After a phone call between Aimmune chairman Mark McDade and Nestlé Health CEO Greg Behar, the two sides signed a confidentiality pact. (Behar, though a member of Aimmune’s board through Nestlé’s prior investments, did not take part in Aimmune’s director discussions).
Aimmune gave the presentation and then, while they waited to hear back from Nestlé, directors and management met on August 4 to identify additional parties that could have interest at the premium Nestlé was offering. They also discussed the toll Covid-19 was taking on the company. Their Q2 earnings, announced the same day as the Nestlé presentation, had shown zero Palforzia sales. At the meeting, meanwhile, management gave new presentations. In a best-case scenario, sales would go back on track and they would surpass the $1.2 billion in revenue by 2024 analysts had projected for Palforzia. But in a worst-case, revenue would be cut in half all the way through 2025.

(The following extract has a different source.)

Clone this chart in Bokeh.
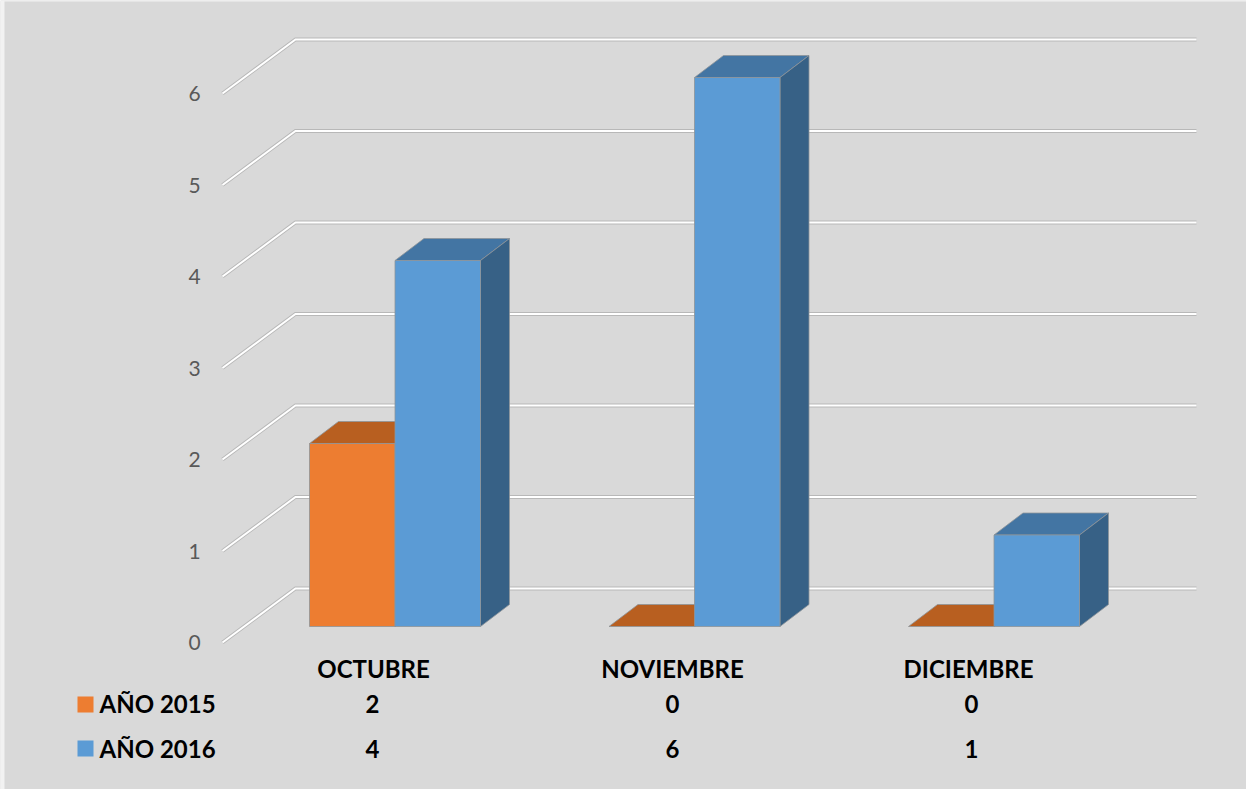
from bokeh.plotting import figure
from bokeh.embed import file_html
from bokeh.resources import INLINE
from bokeh.core.properties import value

categories = ["OCTUBRE", "NOVIEMBRE", "DICIEMBRE"]
series_names = ["AÑO 2015", "AÑO 2016"]
values_2015 = [2, 0, 0]
values_2016 = [4, 6, 1]
y_ticks = [0, 1, 2, 3, 4, 5, 6]

ORANGE = ("#ed7d31", "#b85f20", "#8f4a19")
BLUE = ("#5b9bd5", "#4375a3", "#376186")
BG = "#d9d9d9"

# page-pixel layout of the figure
W, H = 1246, 789
LEFT, TOP = 0, 0
PX_X, PX_Y = 299.5, 91.5        # pixels per category, pixels per value unit
X0, Y0 = 394.5, 626             # page pixel of category 0 / value 0

def dx(px): return (px - X0) / PX_X
def dy(py): return (Y0 - py) / PX_Y

p = figure(width=W, height=H, output_backend="svg", toolbar_location=None,
           x_range=(dx(LEFT), dx(LEFT + W)), y_range=(dy(TOP + H), dy(TOP)),
           background_fill_color=BG, border_fill_color=BG,
           min_border=0, outline_line_color=None)
p.axis.visible = False
p.grid.visible = False
p.toolbar.logo = None

# lighter sliver at the picture's left and top edges
p.quad(left=[dx(0)], right=[dx(4)], top=[dy(0)], bottom=[dy(789)], fill_color="#f2f2f2", line_color=None)
p.quad(left=[dx(0)], right=[dx(1246)], top=[dy(0)], bottom=[dy(1)], fill_color="#f2f2f2", line_color=None)

# 3-D walls: value gridlines
WALL_X, WALL_FRONT, GRID_END = dx(295), dx(222), dx(1196)
WALL_DY = 38 / PX_Y     # back wall rise above the value's base level
FRONT_DY = 16 / PX_Y    # front edge drop below the value's base level
gx = [[WALL_FRONT, WALL_X, GRID_END] for _ in y_ticks]
gy = [[t - FRONT_DY, t + WALL_DY, t + WALL_DY] for t in y_ticks]
p.multi_line(gx, gy, line_color="#b8b8b8", line_width=3.8, line_join="miter")
p.multi_line(gx, gy, line_color="#ffffff", line_width=2, line_join="miter")

# y tick labels
p.text([dx(194)] * len(y_ticks), [t - FRONT_DY for t in y_ticks], text=[str(t) for t in y_ticks],
       text_font=value("Lato"), text_font_size="21px", text_color="#595959",
       text_align="center", text_baseline="middle")

# 3-D bars
BAR_W = 85.5 / PX_X
DEPTH_X, DEPTH_Y = 29 / PX_X, 22 / PX_Y
EDGE = "#8e9499"

def bars(vals, left_off, cols):
    face, top, side = cols
    for i, v in enumerate(vals):
        l = i + left_off
        r = l + BAR_W
        p.patch([l, r, r + DEPTH_X, l + DEPTH_X], [v, v, v + DEPTH_Y, v + DEPTH_Y],
                fill_color=top, line_color=EDGE, line_width=0.8)
        p.patch([r, r + DEPTH_X, r + DEPTH_X, r], [0, DEPTH_Y, v + DEPTH_Y, v],
                fill_color=side, line_color=EDGE, line_width=0.8)
        if v > 0:
            p.quad(left=[l], right=[r], bottom=[0], top=[v],
                   fill_color=face, line_color=EDGE, line_width=0.8)

bars(values_2015, -BAR_W, ORANGE)
bars(values_2016, 0, BLUE)

# data table under the chart
BOLD = dict(text_font=value("Lato"), text_font_style="bold", text_font_size="24px",
            text_color="#000000", text_baseline="middle")
TABLE_X = [dx(373), dx(672), dx(968)]
VALUE_X = [dx(372), dx(672), dx(971)]
p.text(TABLE_X, [dy(668)] * 3, text=categories, text_align="center", **BOLD)
p.text(VALUE_X, [dy(703)] * 3, text=[str(v) for v in values_2015], text_align="center", **BOLD)
p.text(VALUE_X, [dy(748)] * 3, text=[str(v) for v in values_2016], text_align="center", **BOLD)

# legend keys and names inside the table
p.quad(left=[dx(77)], right=[dx(93)], top=[dy(696)], bottom=[dy(712)], fill_color=ORANGE[0], line_color=None)
p.quad(left=[dx(77)], right=[dx(93)], top=[dy(740)], bottom=[dy(756)], fill_color=BLUE[0], line_color=None)
p.text([dx(99)], [dy(703)], text=[series_names[0]], text_align="left", **BOLD)
p.text([dx(99)], [dy(748)], text=[series_names[1]], text_align="left", **BOLD)

open("out.html", "w").write(file_html(p, INLINE))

Nestle returned with an offer of $34.00 to continue discussions. Aimmune’s reps reached out to five different companies about a buyout, four by email and one by phone. Over the next two weeks, all five said they had no interests.
Over the next two weeks, Aimmune would agree to partially waive the standstill and enter late-stage talks on a $34.00 basis.
Then on August 24, Nestlé said they had further concerns. Their review had turned up hard questions over the cost of developing the rest of Aimmune’s pipeline, which includes Palforzia-like treatments for egg and tree nut allergies and a Xencor-licensed antibody for food allergies, and they were worried about the net revenue from Palforiza sales. Still, they said, they were willing to discuss a deal at $34. “There were valuation concerns,”
Aimmune reiterated they were worth more, pressing for $35 and told McDade to call back Behar to say the board “were not in consensus as to the advisability of a potential transaction” at $34. The stock, meanwhile, had fallen to less than $13.
Nesté told Aimmune the next morning they were preparing an offer for $34.50. After a “robust” debate later that same morning, the directors agreed to take it if it came. The offer came in writing that night. They signed the deal and waived the standstill. A press release followed on the 31st.